By Nancy Willis
Prince Edward Island’s Irish population could have no tougher fighter on its behalf than George O’Connor, who recently called on Charlottetown Rotary Club members to get behind the creation of a full-time Irish Cultural and Genealogy Centre in Charlottetown.
O’Connor represented the Benevolent Irish Society at Rotary’s regular weekly meeting, where he urged members to use their influence in funding circles that will help the 184-year-old Irish charitable organization and the people it represents take their rightful place in Island history.
The BIS has assisted all religious denominations and political bents since its inception 125 years ago.

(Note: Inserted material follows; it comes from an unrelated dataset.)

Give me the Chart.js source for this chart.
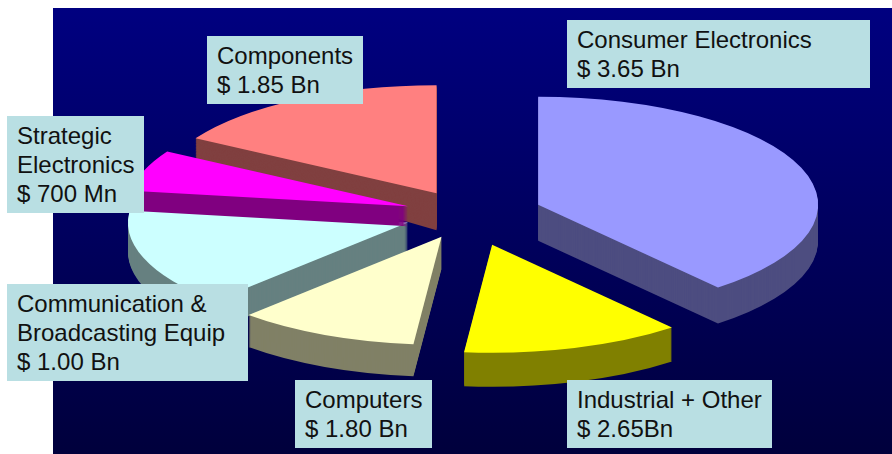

Back then, fundraising was a huge part of its mandate and in 1877 a report by chairman James Reddin shows it raised $217 at a single benefit concert.

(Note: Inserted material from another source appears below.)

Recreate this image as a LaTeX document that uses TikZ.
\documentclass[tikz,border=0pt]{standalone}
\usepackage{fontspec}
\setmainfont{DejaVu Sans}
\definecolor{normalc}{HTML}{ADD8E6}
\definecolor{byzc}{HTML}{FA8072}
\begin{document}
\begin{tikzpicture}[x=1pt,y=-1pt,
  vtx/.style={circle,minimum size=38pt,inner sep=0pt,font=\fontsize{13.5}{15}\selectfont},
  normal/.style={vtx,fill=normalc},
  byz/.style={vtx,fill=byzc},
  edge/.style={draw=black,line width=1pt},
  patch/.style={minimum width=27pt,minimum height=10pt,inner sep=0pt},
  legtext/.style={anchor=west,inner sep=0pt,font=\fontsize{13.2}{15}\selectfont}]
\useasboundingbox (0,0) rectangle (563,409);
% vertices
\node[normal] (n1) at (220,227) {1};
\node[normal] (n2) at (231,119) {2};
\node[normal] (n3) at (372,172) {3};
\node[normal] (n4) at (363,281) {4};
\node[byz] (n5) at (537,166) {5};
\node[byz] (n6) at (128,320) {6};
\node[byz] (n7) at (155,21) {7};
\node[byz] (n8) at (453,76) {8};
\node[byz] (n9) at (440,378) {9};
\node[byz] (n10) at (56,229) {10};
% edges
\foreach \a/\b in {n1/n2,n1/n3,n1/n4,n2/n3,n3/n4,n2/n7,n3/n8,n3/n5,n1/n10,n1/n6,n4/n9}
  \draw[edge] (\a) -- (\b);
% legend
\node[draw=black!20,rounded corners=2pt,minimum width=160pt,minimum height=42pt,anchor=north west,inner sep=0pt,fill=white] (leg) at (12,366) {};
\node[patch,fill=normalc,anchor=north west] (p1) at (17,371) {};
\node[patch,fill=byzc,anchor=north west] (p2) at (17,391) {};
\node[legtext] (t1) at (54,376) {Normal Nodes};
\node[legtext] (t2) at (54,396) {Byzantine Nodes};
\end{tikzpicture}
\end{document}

“That would have been two years’ salary for the average labourer, and demonstrates that a lot of good work has been done from that time and right through to this day,” said O’Connor.
Today, fundraising is still an important part of the BIS mandate, along with growing emphasis on cultural heritage and supporting traditional music.
The BIS runs a seven-lecture series each fall, talking about the Irish, Celtic and Gaelic people.
It is offering an eight-session course on the introduction to Irish literature this year, plus a general Irish history course and a series on the Irish short story.
The BIS holds an Irish ceilidh with music and stepdancing each Wednesday night, as well as traditional music drop-in sessions Monday evenings.
A recent harp workshop saw 30 Island harpers turn out.
The society is currently working on a memorial project to commemorate those immigrants who died aboard the Lady Constable, a ship that ferried Irish citizens to Canada between 1845 and 1899.
Many of these are buried in the cemetery on Longworth Avenue in Charlottetown.
Now, O’Connor and his members are turning their attention to the creation of a full-time cultural centre.
“We looked around and didn’t see a lot of Irish history in our Island schools,” he said.
“A lot of Scottish history but no Irish, yet our Irish ancestors made up the majority of the population, and we should have the history of their settlement in P.E.I. We want the BIS hall to develop into a full-time Irish/Celtic cultural and genealogy centre, but you don’t run such a centre on nickels and dimes.”
He pointed to other cultural organizations, saying he doesn’t know of any that function without some government funding.
“The natives and Acadians have their centres, why not the Irish? The aboriginal centres got $124,000 last year, the BIS got $10,000, and this year the BIS has been cut back to $400. We make up 20 to 25 per cent of the taxpaying public, yet so far we have not been treated fairly or equably.”